Question1: This time, will work fine, and all of node will have 1 copy of 200 GB VM if synchronized and Ceph status ok, right?

Question2: If random 5 node down, Ceph will still works, right? After other nodes back, will sync and Ceph health OK?

Question3: If VM running on node1 and only also available node7, cluster and VM still works fine with node1 and node7 online, and other 5 nodes are offline right?

Question4: What happening, if this 200 GB VM grows to 300 GB?
My theory: Node7 cannot store a replica because of out of space, so only 6 available replica will be, and will also works in node6. No quorum, right?

Question5: Shall I change this time "ceph osd pool set data size 6" or "ceph osd pool set data size 5" ? 5 for quorum, right? From default value at this example is 7.

Question6: If I have 6 node but I set "ceph osd pool set data size 5" what happening? randomly storing 5 replica of VM in 6 machine? So no 100% backup at 1 or more node? Or if I have 6 node, shat I should set? (I know, odd number of nodes are recommended, like 3, 5, 7, 9, 11 ... )
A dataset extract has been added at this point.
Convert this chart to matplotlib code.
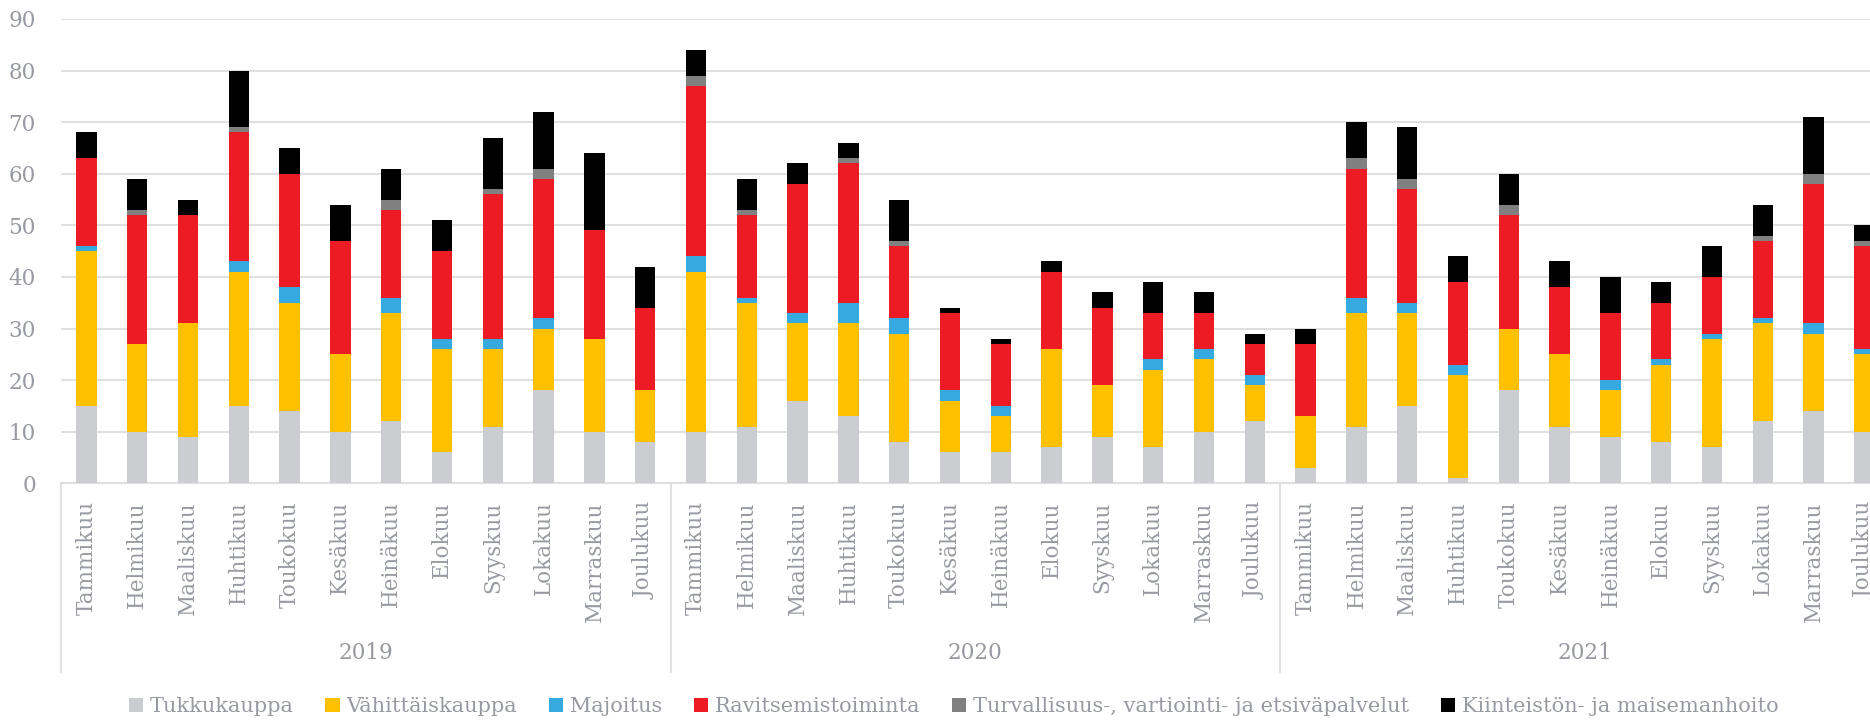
import numpy as np
import matplotlib
matplotlib.use("Agg")
import matplotlib.pyplot as plt
import matplotlib.transforms as mtransforms

months = ["Tammikuu", "Helmikuu", "Maaliskuu", "Huhtikuu", "Toukokuu", "Kesäkuu",
          "Heinäkuu", "Elokuu", "Syyskuu", "Lokakuu", "Marraskuu", "Joulukuu"]
years = ["2019", "2020", "2021"]

series_names = ["Tukkukauppa", "Vähittäiskauppa", "Majoitus", "Ravitsemistoiminta",
                "Turvallisuus-, vartiointi- ja etsiväpalvelut", "Kiinteistön- ja maisemanhoito"]

tukkukauppa = [15, 10, 9, 15, 14, 10, 12, 6, 11, 18, 10, 8,
               10, 11, 16, 13, 8, 6, 6, 7, 9, 7, 10, 12,
               3, 11, 15, 1, 18, 11, 9, 8, 7, 12, 14, 10]
vahittaiskauppa = [30, 17, 22, 26, 21, 15, 21, 20, 15, 12, 18, 10,
                   31, 24, 15, 18, 21, 10, 7, 19, 10, 15, 14, 7,
                   10, 22, 18, 20, 12, 14, 9, 15, 21, 19, 15, 15]
majoitus = [1, 0, 0, 2, 3, 0, 3, 2, 2, 2, 0, 0,
            3, 1, 2, 4, 3, 2, 2, 0, 0, 2, 2, 2,
            0, 3, 2, 2, 0, 0, 2, 1, 1, 1, 2, 1]
ravitsemistoiminta = [17, 25, 21, 25, 22, 22, 17, 17, 28, 27, 21, 16,
                      33, 16, 25, 27, 14, 15, 12, 15, 15, 9, 7, 6,
                      14, 25, 22, 16, 22, 13, 13, 11, 11, 15, 27, 20]
turvallisuus = [0, 1, 0, 1, 0, 0, 2, 0, 1, 2, 0, 0,
                2, 1, 0, 1, 1, 0, 0, 0, 0, 0, 0, 0,
                0, 2, 2, 0, 2, 0, 0, 0, 0, 1, 2, 1]
kiinteisto = [5, 6, 3, 11, 5, 7, 6, 6, 10, 11, 15, 8,
              5, 6, 4, 3, 8, 1, 1, 2, 3, 6, 4, 2,
              3, 7, 10, 5, 6, 5, 7, 4, 6, 6, 11, 3]

colors = ["#CCCDD1", "#FFC000", "#36A9E1", "#ED1C24", "#808080", "#000000"]
text_color = "#989AA2"
grid_color = "#E0E0E0"


def main():
    plt.rcParams["font.family"] = ["DejaVu Serif"]
    data = [tukkukauppa, vahittaiskauppa, majoitus, ravitsemistoiminta, turvallisuus, kiinteisto]
    x = np.arange(len(months) * len(years))

    fig = plt.figure(figsize=(18.7, 7.24), dpi=100)
    ax = fig.add_axes([0.0326, 0.3325, 0.978, 0.6413])

    bottom = np.zeros(len(x))
    for name, vals, col in zip(series_names, data, colors):
        vals = np.array(vals, dtype=float)
        ax.bar(x, vals, width=0.4, bottom=bottom, color=col, label=name, zorder=3)
        bottom += vals

    ax.set_xlim(-0.5, len(x) - 0.5)
    ax.set_ylim(0, 90)
    ax.set_yticks(np.arange(0, 91, 10))
    ax.yaxis.grid(True, color=grid_color, lw=1.5, zorder=0)
    ax.tick_params(axis="y", length=0, pad=18, labelsize=15.5, labelcolor=text_color)

    ax.set_xticks(x)
    ax.set_xticklabels(months * len(years), rotation=90, va="top", ha="center")
    ax.tick_params(axis="x", length=0, pad=13, labelsize=15.5, labelcolor=text_color)

    for s in ["top", "right", "left"]:
        ax.spines[s].set_visible(False)
    ax.spines["bottom"].set_color(grid_color)
    ax.spines["bottom"].set_linewidth(1.5)

    # year groups below the month labels
    trans = mtransforms.blended_transform_factory(ax.transData, ax.transAxes)
    for i, yr in enumerate(years):
        start = i * len(months) - 0.5
        ax.plot([start, start], [0, -0.407], transform=trans, color=grid_color,
                lw=1.5, clip_on=False)
        ax.text(start + len(months) / 2, -0.366, yr, transform=trans, ha="center",
                va="center", fontsize=15.5, color=text_color)

    fig.legend(loc="center", bbox_to_anchor=(0.51, 0.0235), ncol=6, frameon=False,
               fontsize=15, labelcolor=text_color, handlelength=0.7, handleheight=0.66,
               handletextpad=0.33, columnspacing=1.5)

    fig.savefig("out.png", dpi=100)
    plt.close(fig)


if __name__ == "__main__":
    main()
I set back all to default:
Code:
ceph osd pool set data size 7
Code:
ceph osd pool set data min_size 2

Question7: What happening, if this 200 GB vm grows to 600 GB?
My theory: Node4 and node7 cannot store a replica because of out of space (node4: only 500 GB and node7: only 250 GB), so only 5 available replica will be, and will also works in node6. Error messages I will see or something? Ceph health will be not OK, right?

Question8: What happening, if in Q7 situation, where a VMs is 600 GB but only 5 node can store 600+ GB or more, I set "ceph osd pool set data size 5" ?
My theory: Ceph health will be OK. And Node 4 and node7 will store only partial of VM data, not full?

Question9: Extending Q7. What happening if still 600 GB VMs and still "ceph osd pool set data size 7" but I add more OSDs to node4 and node7, like this:
node4: 500 GB OSD + 1000 GB (2 HDD)
node7: 250 GB OSD + 1000 GB (2 HDD)

My theory: after sync back node4 and node7, Ceph will be OK, because now can store all of 7 node at least 600GB, right?

Also you can add more questions to my topic just please add a unique Question id, like Q10, Q11, etc :)
I think this can helpful for other newbies like me.
Please, if you can answer for at least only 1 question, post here and help me. Sorry for my English. Thank you.
 
Last edited:
In short to all of your questions. Never let Ceph run full! All IO will stop when the limit is hit. It is also very unlikely that 5 out of 7 nodes will die at the same time. Ceph is self-healing, so if a node is down the data will be redistributed to meet the size of replicas again.
 
  • Like
Reactions: MrBruce
In short to all of your questions. Never let Ceph run full! All IO will stop when the limit is hit. It is also very unlikely that 5 out of 7 nodes will die at the same time. Ceph is self-healing, so if a node is down the data will be redistributed to meet the size of replicas again.

Sadly I not clearly understand. So if I have 7 nodes and data_min size = 2 and 5 node down it will not working? Or not recommended to use this?
 
So if I have 7 nodes and data_min size = 2 and 5 node down it will not working? Or not recommended to use this?
It can work. But the performance will not be great and a lot more space will be used.